- The request -
Print the lines of the listing below verbatim from its first line through the line bearing "Chart.register(...registerables);". Any pictures are to be omitted.

## Begin Supplied material

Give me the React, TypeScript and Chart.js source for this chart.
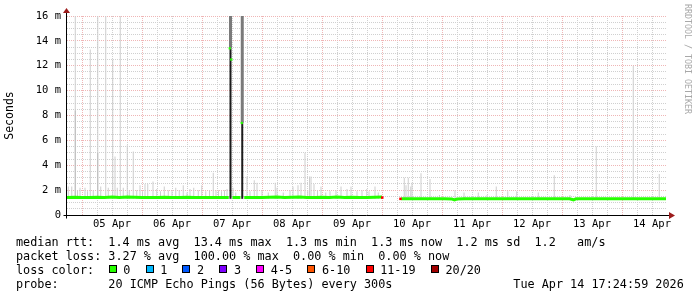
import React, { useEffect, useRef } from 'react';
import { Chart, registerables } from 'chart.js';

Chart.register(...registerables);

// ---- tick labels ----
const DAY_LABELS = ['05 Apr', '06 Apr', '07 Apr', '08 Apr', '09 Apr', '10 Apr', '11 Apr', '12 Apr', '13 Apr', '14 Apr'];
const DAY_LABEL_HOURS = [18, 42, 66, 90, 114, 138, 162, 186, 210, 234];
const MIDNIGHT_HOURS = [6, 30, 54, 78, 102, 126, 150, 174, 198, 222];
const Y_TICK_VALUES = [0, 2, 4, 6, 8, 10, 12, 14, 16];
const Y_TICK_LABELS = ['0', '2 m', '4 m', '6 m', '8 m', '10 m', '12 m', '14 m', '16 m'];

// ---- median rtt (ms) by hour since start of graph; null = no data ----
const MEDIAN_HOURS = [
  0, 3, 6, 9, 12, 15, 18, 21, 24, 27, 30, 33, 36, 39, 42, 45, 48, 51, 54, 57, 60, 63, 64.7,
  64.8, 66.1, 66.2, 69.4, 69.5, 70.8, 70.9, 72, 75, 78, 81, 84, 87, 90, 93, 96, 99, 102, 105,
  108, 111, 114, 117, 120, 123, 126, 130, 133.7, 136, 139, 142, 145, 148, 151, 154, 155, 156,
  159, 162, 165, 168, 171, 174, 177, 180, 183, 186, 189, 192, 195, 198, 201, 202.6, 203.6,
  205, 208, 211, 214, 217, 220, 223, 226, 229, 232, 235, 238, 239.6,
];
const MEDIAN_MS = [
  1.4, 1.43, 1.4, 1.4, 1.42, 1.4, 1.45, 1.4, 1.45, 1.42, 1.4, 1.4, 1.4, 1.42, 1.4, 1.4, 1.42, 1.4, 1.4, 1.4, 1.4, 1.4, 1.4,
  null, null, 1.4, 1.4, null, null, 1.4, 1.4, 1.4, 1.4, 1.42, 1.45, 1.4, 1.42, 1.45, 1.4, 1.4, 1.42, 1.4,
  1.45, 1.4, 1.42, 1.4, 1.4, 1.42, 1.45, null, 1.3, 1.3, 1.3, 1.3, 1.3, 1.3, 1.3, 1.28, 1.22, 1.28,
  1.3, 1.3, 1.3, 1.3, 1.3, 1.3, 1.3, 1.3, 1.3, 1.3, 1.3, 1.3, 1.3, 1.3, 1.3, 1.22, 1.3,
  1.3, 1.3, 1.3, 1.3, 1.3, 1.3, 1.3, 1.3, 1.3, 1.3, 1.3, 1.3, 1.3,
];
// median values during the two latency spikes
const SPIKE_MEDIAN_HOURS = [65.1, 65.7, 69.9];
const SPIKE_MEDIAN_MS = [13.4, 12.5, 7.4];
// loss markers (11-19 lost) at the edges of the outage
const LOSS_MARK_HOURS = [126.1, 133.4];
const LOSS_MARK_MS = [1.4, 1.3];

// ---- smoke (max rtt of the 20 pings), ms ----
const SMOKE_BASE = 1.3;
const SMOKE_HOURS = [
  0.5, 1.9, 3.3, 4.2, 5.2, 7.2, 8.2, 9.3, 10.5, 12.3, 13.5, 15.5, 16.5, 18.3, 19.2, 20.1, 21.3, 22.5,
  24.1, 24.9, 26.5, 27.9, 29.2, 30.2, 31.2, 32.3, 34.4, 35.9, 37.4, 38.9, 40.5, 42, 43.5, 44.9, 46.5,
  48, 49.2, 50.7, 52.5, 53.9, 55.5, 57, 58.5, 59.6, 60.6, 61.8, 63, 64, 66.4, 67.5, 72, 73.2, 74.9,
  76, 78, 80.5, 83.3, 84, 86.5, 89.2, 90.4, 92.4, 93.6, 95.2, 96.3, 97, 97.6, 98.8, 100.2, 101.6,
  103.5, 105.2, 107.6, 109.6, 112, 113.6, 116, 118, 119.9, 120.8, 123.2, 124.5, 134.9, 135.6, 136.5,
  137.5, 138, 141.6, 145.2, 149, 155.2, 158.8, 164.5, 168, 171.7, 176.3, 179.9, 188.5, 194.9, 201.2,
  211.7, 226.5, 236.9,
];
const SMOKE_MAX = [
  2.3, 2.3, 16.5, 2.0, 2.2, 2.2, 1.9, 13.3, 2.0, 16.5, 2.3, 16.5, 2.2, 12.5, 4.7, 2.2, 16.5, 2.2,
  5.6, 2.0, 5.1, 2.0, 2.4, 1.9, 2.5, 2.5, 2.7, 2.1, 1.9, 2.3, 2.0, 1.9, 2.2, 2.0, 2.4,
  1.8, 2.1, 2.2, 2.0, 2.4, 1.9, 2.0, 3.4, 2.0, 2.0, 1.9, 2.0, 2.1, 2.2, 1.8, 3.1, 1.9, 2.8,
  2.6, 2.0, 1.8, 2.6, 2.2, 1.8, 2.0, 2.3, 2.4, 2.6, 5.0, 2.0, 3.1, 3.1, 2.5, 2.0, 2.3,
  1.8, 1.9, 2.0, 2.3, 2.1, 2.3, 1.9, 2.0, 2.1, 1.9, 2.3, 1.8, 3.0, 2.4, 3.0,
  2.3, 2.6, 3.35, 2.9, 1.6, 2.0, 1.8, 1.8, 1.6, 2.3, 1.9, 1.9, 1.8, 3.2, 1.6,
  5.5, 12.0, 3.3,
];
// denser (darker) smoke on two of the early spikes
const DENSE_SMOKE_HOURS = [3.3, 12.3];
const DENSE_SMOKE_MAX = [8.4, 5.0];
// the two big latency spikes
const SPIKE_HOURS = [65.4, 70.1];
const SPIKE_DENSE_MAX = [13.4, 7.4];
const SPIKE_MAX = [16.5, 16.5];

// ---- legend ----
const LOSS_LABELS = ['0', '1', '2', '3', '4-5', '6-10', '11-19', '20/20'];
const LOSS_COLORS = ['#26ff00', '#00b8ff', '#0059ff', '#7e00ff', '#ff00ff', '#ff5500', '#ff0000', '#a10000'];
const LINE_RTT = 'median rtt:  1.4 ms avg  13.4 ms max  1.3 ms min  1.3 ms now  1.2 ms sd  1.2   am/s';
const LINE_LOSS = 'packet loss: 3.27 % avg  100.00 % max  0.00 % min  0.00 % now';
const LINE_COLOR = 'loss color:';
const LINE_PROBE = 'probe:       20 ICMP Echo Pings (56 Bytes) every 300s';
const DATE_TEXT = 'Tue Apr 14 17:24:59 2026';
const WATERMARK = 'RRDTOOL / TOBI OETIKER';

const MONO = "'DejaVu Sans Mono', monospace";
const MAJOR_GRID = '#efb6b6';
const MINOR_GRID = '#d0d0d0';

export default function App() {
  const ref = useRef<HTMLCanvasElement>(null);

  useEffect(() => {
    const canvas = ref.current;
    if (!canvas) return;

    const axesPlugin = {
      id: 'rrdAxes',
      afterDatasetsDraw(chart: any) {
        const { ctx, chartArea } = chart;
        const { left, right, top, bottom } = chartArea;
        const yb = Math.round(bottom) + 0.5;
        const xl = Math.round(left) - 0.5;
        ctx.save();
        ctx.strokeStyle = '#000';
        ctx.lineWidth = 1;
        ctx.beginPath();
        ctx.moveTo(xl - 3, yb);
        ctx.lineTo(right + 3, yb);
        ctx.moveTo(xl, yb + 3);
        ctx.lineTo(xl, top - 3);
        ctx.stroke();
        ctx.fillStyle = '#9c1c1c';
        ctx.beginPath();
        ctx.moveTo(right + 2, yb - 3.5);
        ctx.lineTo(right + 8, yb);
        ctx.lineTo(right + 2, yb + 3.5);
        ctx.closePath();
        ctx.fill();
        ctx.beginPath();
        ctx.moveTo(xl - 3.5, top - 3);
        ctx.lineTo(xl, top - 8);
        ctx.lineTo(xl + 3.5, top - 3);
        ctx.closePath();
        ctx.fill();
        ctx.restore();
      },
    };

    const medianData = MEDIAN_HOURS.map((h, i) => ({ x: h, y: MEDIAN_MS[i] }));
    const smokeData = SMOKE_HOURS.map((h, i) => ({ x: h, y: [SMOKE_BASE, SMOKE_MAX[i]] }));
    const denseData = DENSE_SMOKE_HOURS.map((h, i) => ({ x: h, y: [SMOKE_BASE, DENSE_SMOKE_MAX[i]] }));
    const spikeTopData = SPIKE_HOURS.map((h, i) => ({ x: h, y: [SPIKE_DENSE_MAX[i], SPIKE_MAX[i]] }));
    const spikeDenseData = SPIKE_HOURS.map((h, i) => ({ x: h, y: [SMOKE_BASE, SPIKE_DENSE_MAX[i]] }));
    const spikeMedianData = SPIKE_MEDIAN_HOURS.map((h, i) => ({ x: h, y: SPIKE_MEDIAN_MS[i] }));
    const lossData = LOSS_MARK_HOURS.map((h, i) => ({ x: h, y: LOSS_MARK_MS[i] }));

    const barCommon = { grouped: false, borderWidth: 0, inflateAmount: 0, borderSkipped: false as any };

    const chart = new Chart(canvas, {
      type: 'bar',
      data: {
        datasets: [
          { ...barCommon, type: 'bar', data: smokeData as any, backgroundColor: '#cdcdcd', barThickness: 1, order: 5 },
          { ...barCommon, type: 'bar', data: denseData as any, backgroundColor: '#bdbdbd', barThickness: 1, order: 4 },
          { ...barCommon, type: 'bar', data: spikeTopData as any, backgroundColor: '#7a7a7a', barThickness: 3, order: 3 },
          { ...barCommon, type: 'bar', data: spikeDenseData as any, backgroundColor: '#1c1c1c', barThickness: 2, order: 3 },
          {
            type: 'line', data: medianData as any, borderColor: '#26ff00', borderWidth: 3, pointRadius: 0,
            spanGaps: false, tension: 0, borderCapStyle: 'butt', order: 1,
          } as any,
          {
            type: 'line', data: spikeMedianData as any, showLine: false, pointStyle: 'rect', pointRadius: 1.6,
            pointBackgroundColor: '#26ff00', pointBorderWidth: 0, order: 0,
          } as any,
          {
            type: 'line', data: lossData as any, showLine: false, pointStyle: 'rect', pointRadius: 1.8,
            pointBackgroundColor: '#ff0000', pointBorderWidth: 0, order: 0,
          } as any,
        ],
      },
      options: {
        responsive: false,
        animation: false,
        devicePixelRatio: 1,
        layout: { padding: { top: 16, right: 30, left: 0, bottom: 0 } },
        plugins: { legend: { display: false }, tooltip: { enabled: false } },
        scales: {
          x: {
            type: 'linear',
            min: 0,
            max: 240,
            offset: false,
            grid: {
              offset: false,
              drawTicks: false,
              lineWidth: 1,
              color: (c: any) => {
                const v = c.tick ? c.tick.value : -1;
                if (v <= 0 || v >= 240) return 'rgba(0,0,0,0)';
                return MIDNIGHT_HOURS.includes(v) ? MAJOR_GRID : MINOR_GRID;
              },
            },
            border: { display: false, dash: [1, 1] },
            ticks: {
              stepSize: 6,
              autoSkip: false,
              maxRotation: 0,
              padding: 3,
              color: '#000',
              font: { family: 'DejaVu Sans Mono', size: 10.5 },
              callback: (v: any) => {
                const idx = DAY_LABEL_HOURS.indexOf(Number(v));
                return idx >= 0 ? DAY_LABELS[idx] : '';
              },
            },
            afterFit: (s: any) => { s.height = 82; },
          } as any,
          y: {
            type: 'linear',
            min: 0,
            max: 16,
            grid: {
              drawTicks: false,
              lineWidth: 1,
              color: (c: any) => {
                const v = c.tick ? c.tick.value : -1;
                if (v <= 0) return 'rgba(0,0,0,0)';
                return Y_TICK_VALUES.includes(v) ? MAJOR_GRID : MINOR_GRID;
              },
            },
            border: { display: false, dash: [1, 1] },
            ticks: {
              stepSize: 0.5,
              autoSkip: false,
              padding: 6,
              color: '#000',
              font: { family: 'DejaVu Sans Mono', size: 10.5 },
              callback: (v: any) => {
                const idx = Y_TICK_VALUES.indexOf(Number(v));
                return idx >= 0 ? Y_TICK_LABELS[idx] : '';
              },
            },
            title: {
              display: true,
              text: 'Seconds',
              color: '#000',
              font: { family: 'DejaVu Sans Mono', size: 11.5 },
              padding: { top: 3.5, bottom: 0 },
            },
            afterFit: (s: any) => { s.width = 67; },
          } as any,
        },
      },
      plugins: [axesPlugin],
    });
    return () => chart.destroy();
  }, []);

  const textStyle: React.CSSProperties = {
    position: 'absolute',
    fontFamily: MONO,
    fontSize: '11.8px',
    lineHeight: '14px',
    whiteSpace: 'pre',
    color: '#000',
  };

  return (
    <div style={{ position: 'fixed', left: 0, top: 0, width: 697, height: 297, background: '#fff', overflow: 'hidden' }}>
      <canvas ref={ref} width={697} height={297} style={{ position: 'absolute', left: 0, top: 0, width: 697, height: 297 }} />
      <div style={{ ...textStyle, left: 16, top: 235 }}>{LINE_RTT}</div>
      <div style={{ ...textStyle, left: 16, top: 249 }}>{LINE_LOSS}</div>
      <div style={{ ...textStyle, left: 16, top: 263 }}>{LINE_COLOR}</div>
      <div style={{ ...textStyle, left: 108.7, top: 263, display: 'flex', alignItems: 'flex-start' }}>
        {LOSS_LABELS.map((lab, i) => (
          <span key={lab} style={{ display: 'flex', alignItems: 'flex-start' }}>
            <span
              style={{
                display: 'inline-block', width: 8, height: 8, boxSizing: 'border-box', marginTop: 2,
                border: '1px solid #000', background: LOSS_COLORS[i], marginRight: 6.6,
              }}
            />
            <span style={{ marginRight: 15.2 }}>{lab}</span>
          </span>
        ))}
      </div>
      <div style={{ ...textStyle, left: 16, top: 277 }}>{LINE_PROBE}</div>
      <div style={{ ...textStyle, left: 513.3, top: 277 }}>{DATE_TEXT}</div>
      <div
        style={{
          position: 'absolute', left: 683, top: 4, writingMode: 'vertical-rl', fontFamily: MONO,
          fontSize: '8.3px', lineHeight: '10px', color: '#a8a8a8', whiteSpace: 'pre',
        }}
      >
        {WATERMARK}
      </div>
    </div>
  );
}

## End Supplied material

- Full output -
Give me the React, TypeScript and Chart.js source for this chart.
import React, { useEffect, useRef } from 'react';
import { Chart, registerables } from 'chart.js';

Chart.register(...registerables);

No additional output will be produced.